Data entries:
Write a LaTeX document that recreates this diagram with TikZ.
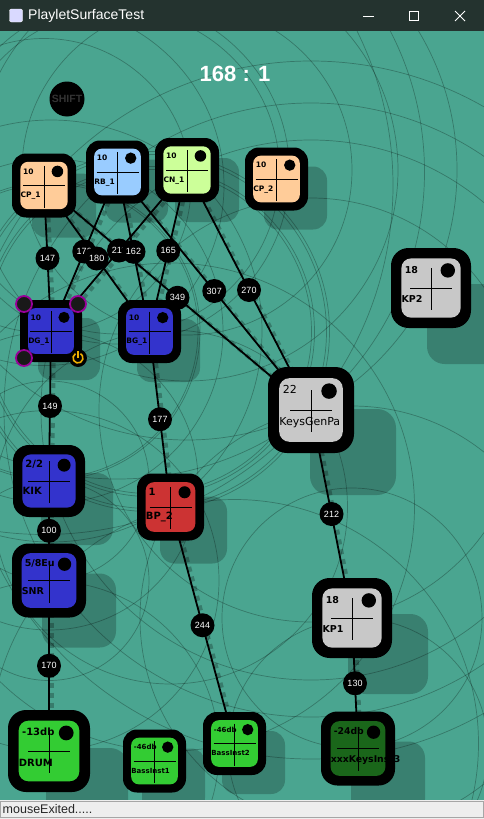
==
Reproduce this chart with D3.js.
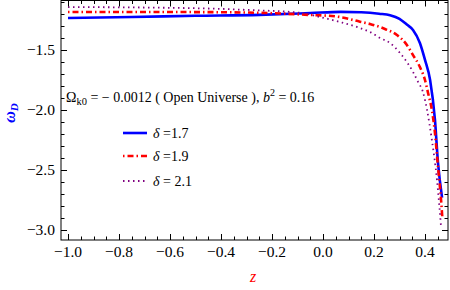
--
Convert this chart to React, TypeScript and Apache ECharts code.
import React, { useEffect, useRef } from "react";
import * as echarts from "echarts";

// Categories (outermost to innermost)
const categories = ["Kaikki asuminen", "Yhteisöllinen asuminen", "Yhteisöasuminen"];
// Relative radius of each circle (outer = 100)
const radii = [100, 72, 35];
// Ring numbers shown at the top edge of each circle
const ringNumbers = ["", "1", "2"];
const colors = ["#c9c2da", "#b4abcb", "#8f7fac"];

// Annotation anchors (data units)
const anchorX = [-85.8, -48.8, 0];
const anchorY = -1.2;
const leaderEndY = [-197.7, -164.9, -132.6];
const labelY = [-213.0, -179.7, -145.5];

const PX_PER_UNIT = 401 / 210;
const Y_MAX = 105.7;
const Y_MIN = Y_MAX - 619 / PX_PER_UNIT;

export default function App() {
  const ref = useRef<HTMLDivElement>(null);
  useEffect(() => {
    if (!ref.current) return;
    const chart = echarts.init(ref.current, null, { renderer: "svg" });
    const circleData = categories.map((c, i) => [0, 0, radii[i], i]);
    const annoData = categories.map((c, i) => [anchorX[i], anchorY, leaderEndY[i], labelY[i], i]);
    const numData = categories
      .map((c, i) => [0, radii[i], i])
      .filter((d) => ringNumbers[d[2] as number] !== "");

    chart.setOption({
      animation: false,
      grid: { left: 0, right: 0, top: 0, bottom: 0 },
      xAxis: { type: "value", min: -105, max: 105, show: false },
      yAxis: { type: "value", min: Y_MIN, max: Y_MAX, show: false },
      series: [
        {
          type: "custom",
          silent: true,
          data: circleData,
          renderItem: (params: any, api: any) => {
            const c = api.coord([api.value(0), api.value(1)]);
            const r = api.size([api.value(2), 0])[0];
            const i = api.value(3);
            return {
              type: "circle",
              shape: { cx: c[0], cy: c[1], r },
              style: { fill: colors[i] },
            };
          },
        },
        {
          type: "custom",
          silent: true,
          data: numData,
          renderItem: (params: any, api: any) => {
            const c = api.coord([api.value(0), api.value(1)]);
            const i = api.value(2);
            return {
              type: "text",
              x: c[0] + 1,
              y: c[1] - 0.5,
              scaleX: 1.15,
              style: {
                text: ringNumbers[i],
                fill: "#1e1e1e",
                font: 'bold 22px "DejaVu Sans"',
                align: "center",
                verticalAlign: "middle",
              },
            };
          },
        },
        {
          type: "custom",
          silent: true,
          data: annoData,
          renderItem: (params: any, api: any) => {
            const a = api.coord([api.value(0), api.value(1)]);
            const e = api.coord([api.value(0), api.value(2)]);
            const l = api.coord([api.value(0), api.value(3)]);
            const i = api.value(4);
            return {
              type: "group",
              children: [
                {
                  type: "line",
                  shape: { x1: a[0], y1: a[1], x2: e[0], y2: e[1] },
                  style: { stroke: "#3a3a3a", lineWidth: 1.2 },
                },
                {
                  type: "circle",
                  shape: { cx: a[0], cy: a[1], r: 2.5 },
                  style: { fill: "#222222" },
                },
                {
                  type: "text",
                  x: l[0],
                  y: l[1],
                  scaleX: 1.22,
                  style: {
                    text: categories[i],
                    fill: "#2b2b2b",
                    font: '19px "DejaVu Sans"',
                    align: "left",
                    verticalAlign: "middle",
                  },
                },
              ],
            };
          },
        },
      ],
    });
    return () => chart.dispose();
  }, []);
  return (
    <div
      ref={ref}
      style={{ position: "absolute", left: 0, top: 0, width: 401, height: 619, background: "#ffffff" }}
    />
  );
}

Given exercise: Each line that holds the word "React" should be extracted from the records.

Result of this task:
Convert this chart to React, TypeScript and Apache ECharts code.
import React, { useEffect, useRef } from "react";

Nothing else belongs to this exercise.